**TASK**
Repeat the material below word for word and leave out all pictures.
────────────────────
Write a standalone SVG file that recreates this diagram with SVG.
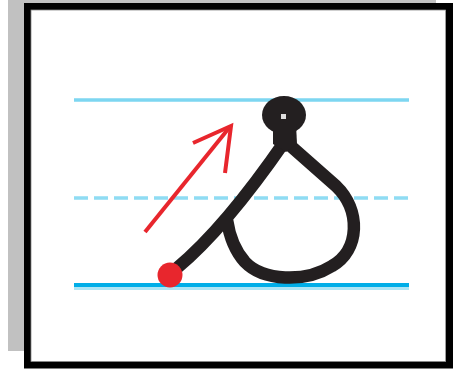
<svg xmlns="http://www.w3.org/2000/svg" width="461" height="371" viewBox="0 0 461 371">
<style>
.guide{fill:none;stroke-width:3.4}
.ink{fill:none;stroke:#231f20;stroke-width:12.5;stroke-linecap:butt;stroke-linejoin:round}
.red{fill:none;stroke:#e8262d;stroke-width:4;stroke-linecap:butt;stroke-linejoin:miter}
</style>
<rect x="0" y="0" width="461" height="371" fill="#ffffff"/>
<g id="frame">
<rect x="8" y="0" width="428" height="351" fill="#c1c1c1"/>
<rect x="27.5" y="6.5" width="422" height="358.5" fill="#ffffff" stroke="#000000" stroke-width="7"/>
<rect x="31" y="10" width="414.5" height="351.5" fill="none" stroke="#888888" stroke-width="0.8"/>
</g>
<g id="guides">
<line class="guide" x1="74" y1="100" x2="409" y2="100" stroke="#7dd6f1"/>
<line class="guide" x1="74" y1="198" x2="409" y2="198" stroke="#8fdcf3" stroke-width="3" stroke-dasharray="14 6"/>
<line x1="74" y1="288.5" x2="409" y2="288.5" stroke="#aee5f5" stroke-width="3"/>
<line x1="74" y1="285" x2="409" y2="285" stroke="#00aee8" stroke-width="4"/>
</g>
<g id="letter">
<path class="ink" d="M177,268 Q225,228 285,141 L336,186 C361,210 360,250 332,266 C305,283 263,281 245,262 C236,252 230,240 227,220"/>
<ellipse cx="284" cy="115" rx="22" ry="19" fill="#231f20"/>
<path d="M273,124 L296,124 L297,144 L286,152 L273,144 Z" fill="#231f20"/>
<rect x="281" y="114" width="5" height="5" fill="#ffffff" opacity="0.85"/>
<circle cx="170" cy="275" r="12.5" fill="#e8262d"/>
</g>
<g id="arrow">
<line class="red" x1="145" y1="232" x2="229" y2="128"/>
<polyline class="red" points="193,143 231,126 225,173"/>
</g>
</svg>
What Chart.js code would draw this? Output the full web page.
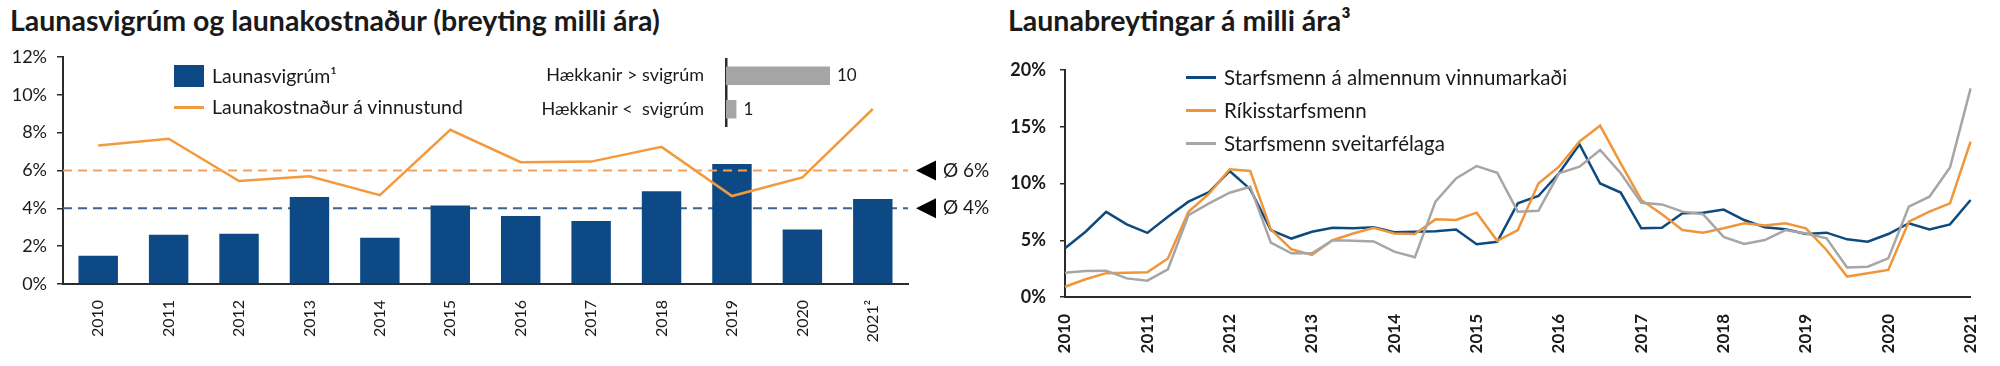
────────────────────
**RESULT FOR THIS TASK**
Write a standalone SVG file that recreates this diagram with SVG.
<svg xmlns="http://www.w3.org/2000/svg" width="461" height="371" viewBox="0 0 461 371">
<style>
.guide{fill:none;stroke-width:3.4}
.ink{fill:none;stroke:#231f20;stroke-width:12.5;stroke-linecap:butt;stroke-linejoin:round}
.red{fill:none;stroke:#e8262d;stroke-width:4;stroke-linecap:butt;stroke-linejoin:miter}
</style>
<rect x="0" y="0" width="461" height="371" fill="#ffffff"/>
<g id="frame">
<rect x="8" y="0" width="428" height="351" fill="#c1c1c1"/>
<rect x="27.5" y="6.5" width="422" height="358.5" fill="#ffffff" stroke="#000000" stroke-width="7"/>
<rect x="31" y="10" width="414.5" height="351.5" fill="none" stroke="#888888" stroke-width="0.8"/>
</g>
<g id="guides">
<line class="guide" x1="74" y1="100" x2="409" y2="100" stroke="#7dd6f1"/>
<line class="guide" x1="74" y1="198" x2="409" y2="198" stroke="#8fdcf3" stroke-width="3" stroke-dasharray="14 6"/>
<line x1="74" y1="288.5" x2="409" y2="288.5" stroke="#aee5f5" stroke-width="3"/>
<line x1="74" y1="285" x2="409" y2="285" stroke="#00aee8" stroke-width="4"/>
</g>
<g id="letter">
<path class="ink" d="M177,268 Q225,228 285,141 L336,186 C361,210 360,250 332,266 C305,283 263,281 245,262 C236,252 230,240 227,220"/>
<ellipse cx="284" cy="115" rx="22" ry="19" fill="#231f20"/>
<path d="M273,124 L296,124 L297,144 L286,152 L273,144 Z" fill="#231f20"/>
<rect x="281" y="114" width="5" height="5" fill="#ffffff" opacity="0.85"/>
<circle cx="170" cy="275" r="12.5" fill="#e8262d"/>
</g>
<g id="arrow">
<line class="red" x1="145" y1="232" x2="229" y2="128"/>
<polyline class="red" points="193,143 231,126 225,173"/>
</g>
</svg>
What Chart.js code would draw this? Output the full web page.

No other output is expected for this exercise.